Chapter 2: The Map of Cruelty
The trauma bay at St. Jude’s smelled of iodine, metallic blood, and sterile despair. The chaotic noise of the ER faded into a dull, rushing hum as Margaret pushed through the swinging double doors, flashing her old, permanent faculty badge to the security guards who recognized her instantly.
Dr. Ellis was standing outside Trauma Bay Three. He looked exhausted, his scrubs lightly speckled with blood. When he saw Margaret, he didn’t offer a hug or a comforting platitude. He simply placed a heavy hand on her shoulder and pulled back the blue privacy curtain.
Margaret stepped inside. The breath violently hitched in her throat, a sharp, physical pain striking her chest.
Anna lay on her stomach on the stiff hospital gurney. Her face was turned toward the wall. Her bottom lip was split wide open, the blood already coagulating. Her left eye was swollen completely shut, surrounded by a dark, angry purple hematoma.
But it was her back that made the room spin.
The thin, paper hospital gown had been pulled down to her waist for an examination. Her skin was a horrifying, undeniable canvas of sheer, systematic brutality. It was a medical map of prolonged, unadulterated torture.

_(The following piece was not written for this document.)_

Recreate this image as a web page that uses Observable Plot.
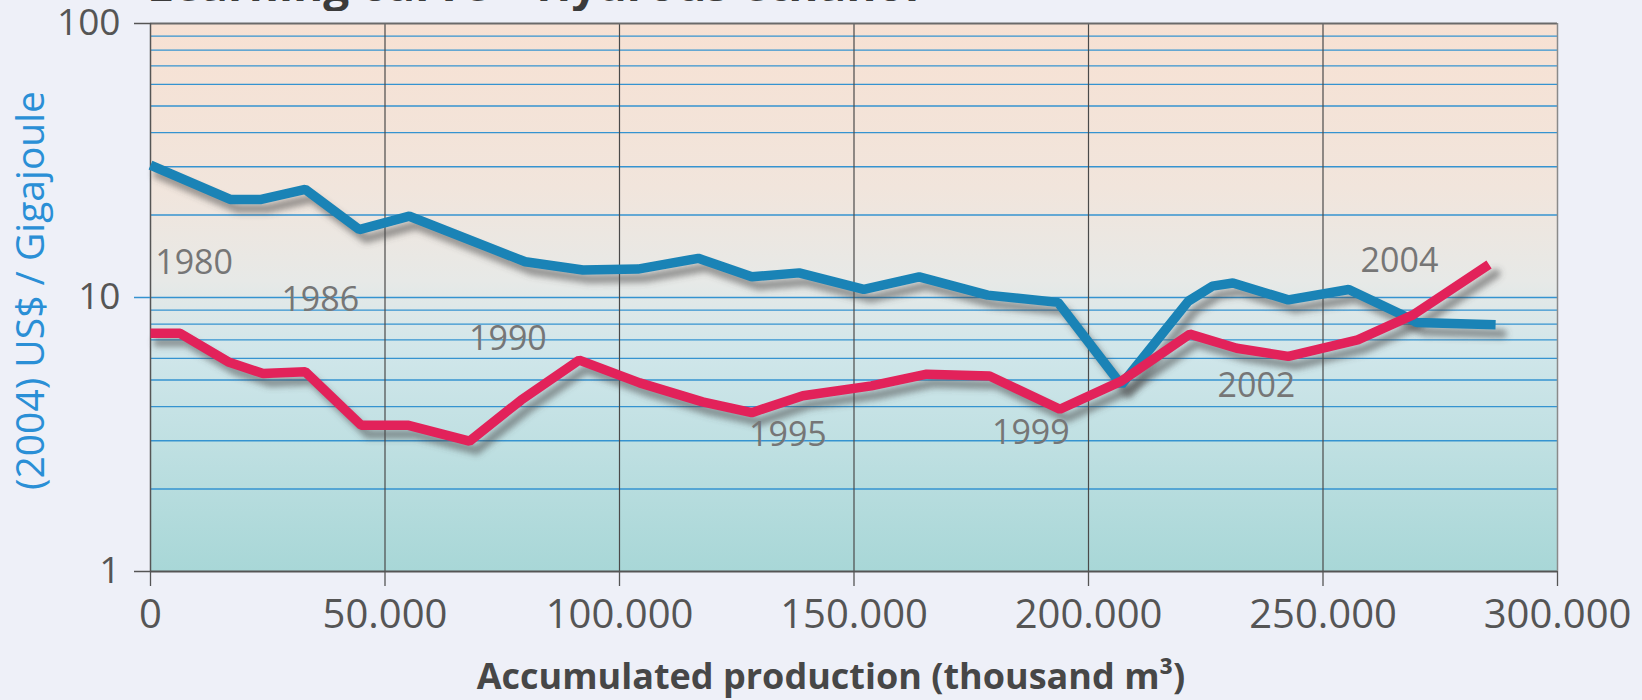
<!DOCTYPE html>
<html><head><meta charset="utf-8">
<script src="https://cdn.jsdelivr.net/npm/d3@7"></script>
<script src="https://cdn.jsdelivr.net/npm/@observablehq/plot@0.6"></script>
<style>
html,body{margin:0;padding:0;background:#eef0f8;width:1642px;height:700px;overflow:hidden;font-family:"Open Sans",sans-serif;}
body{position:relative;}
#title{position:absolute;left:140px;top:0;width:1000px;height:11px;overflow:hidden;z-index:2;}
#title span{position:absolute;left:7px;top:-40px;font-size:46px;line-height:46px;font-weight:700;color:#3b3b3b;white-space:nowrap;}
#chart svg{display:block;}
</style></head><body>
<div id="title"><span>Learning curve – Hydrous ethanol</span></div>
<div id="chart"></div>
<script>
// Accumulated production (thousand m³) and price (2004 US$/GJ)
const blueX = [0, 17000, 23600, 33000, 44500, 55200, 79900, 92200, 103900, 116800, 128200, 138300, 152100, 163900, 178500, 193500, 207000, 221300, 226400, 230800, 242600, 255500, 266500, 270000, 286800];
const blueY = [30.4, 22.8, 22.8, 24.8, 17.7, 19.8, 13.5, 12.6, 12.7, 13.9, 11.9, 12.3, 10.7, 11.9, 10.2, 9.6, 4.8, 9.7, 11.0, 11.3, 9.8, 10.7, 8.7, 8.1, 7.95];
const redX = [0, 6300, 16600, 24000, 33000, 44900, 54800, 68000, 79000, 91400, 104300, 117700, 128200, 139100, 153700, 165500, 178900, 193900, 207000, 221600, 231600, 242600, 257400, 269200, 285400];
const redY = [7.4, 7.4, 5.82, 5.28, 5.36, 3.42, 3.42, 2.99, 4.22, 5.91, 4.88, 4.16, 3.80, 4.38, 4.76, 5.25, 5.17, 3.91, 4.95, 7.35, 6.53, 6.10, 7.0, 8.64, 13.2];

const yearLabels = ["1980", "1986", "1990", "1995", "1999", "2002", "2004"];
const yearX = [9300, 36200, 76200, 135900, 187700, 235800, 266300];
const yearY = [13.4, 9.75, 7.06, 3.15, 3.21, 4.73, 13.6];

const xTicks = [0, 50000, 100000, 150000, 200000, 250000, 300000];
const xGrid = [50000, 100000, 150000, 200000, 250000];
const yTicksMain = [1, 100];
const yTickMid = [10];
const yMinor = [2, 3, 4, 5, 6, 7, 8, 9, 10, 20, 30, 40, 50, 60, 70, 80, 90];

const xTitle = "Accumulated production (thousand m³)";
const yTitle = "(2004) US$ / Gigajoule";

const blue = blueX.map((x, i) => ({x, y: blueY[i]}));
const red = redX.map((x, i) => ({x, y: redY[i]}));
const years = yearLabels.map((t, i) => ({t, x: yearX[i], y: yearY[i]}));

const fmt = d => d === 0 ? "0" : d3.format(",")(d).replace(/,/g, ".");
const BLUE = "#1a83b6", RED = "#e2225a", GRID = "#3593d0", SHADOW = "#4b4b4c";

const plot = Plot.plot({
  width: 1642, height: 700,
  marginLeft: 150, marginRight: 85, marginTop: 23, marginBottom: 129,
  style: {background: "transparent", fontFamily: "'Open Sans', sans-serif", overflow: "visible"},
  x: {domain: [0, 300000]},
  y: {type: "log", domain: [1, 100]},
  marks: [
    Plot.frame({fill: "url(#bgGrad)", stroke: null}),
    Plot.ruleY(yMinor, {stroke: GRID, strokeWidth: 1.3}),
    Plot.ruleX(xGrid, {stroke: "#4a4a4a", strokeWidth: 1.2}),
    Plot.ruleY([100], {stroke: "#6a6a6a", strokeWidth: 2}),
    Plot.ruleY([1], {stroke: "#555", strokeWidth: 2}),
    Plot.ruleX([0], {stroke: "#555", strokeWidth: 1.5}),
    Plot.ruleX([300000], {stroke: "#8a8a8a", strokeWidth: 1.5}),
    Plot.axisX({ticks: xTicks, tickSize: 15, tickPadding: 13, tickFormat: fmt, fontSize: 40, fill: "#555", stroke: "#555", strokeWidth: 1.3, label: null}),
    Plot.axisY({ticks: yTicksMain, tickSize: 16, tickPadding: 14, tickFormat: d => String(d), fontSize: 37, fill: "#555", stroke: "#555", strokeWidth: 1.5, label: null}),
    Plot.axisY({ticks: yTickMid, tickSize: 16, tickPadding: 14, tickFormat: d => String(d), fontSize: 37, fill: "#555", stroke: GRID, strokeWidth: 1.5, label: null}),
    Plot.line(blue, {x: "x", y: "y", stroke: SHADOW, strokeOpacity: 0.55, strokeWidth: 9, dx: 7, dy: 9}),
    Plot.line(red, {x: "x", y: "y", stroke: SHADOW, strokeOpacity: 0.55, strokeWidth: 9, dx: 7, dy: 9}),
    Plot.line(blue, {x: "x", y: "y", stroke: BLUE, strokeWidth: 9.5, strokeLinejoin: "miter", strokeLinecap: "butt"}),
    Plot.line(red, {x: "x", y: "y", stroke: RED, strokeWidth: 9.5, strokeLinejoin: "miter", strokeLinecap: "butt"}),
    Plot.text(years, {x: "x", y: "y", text: "t", fontSize: 34, fill: "#767676"}),
    Plot.text([yTitle], {frameAnchor: "left", textAnchor: "middle", lineAnchor: "middle", rotate: -90, dx: -119, dy: -7, fontSize: 39, fill: "#2a8fd6"}),
    Plot.text([xTitle], {frameAnchor: "bottom", textAnchor: "middle", lineAnchor: "middle", dx: -23, dy: 106, fontSize: 36, fontWeight: "bold", fill: "#474747"})
  ]
});

d3.select(plot).insert("defs", ":first-child").html(`
  <linearGradient id="bgGrad" x1="0" y1="0" x2="0" y2="1">
    <stop offset="0%" stop-color="#f7e1d3"/>
    <stop offset="30%" stop-color="#f1e5dc"/>
    <stop offset="47%" stop-color="#e7e9e7"/>
    <stop offset="60%" stop-color="#d0e6ea"/>
    <stop offset="100%" stop-color="#a8d7d7"/>
  </linearGradient>
  <filter id="blur" filterUnits="userSpaceOnUse" x="0" y="0" width="1642" height="700"><feGaussianBlur stdDeviation="3"/></filter>`);
d3.select(plot).selectAll("g").filter(function() {
  return (this.getAttribute("stroke") || "").toLowerCase() === SHADOW;
}).attr("filter", "url(#blur)");

document.getElementById("chart").appendChild(plot);
</script></body></html>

There were massive, blooming purple contusions shaped exactly like large, masculine fingers bruising her ribs. There was a perfectly circular, blistering burn mark near her right shoulder blade. And beneath the fresh, bright-red welts were the older, yellowing, and green bruises—the undeniable, forensic proof of months, perhaps years, of sustained, escalating violence.
“Mom,” Anna whimpered, her good eye fluttering open. Her voice was broken, raspy, and filled with a terror so profound it shattered Margaret’s heart. “Mom, please. Don’t let him take me home.”

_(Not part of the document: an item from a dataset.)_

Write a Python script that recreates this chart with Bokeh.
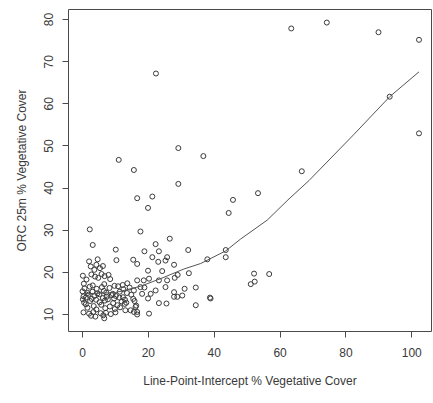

Margaret walked to the edge of the gurney. She didn’t cry. Crying was for the waiting room. She gently touched the unbruised skin of her daughter’s hair, smoothing the tangled, damp strands away from her face.
“I’m here, Anna,” Margaret whispered, her voice steady, an anchor in the storm. “He is never touching you again. I promise you.”
“Margaret.”
The voice came from the hallway. It was smooth, annoyed, and dripping with arrogant entitlement.
Daniel stood leaning casually against the nurses’ station, his expensive camel-hair wool coat damp from the rain. He was smirking. He didn’t look like a man whose wife was bleeding in a trauma bay. He looked like a man who had been inconvenienced by a delayed flight.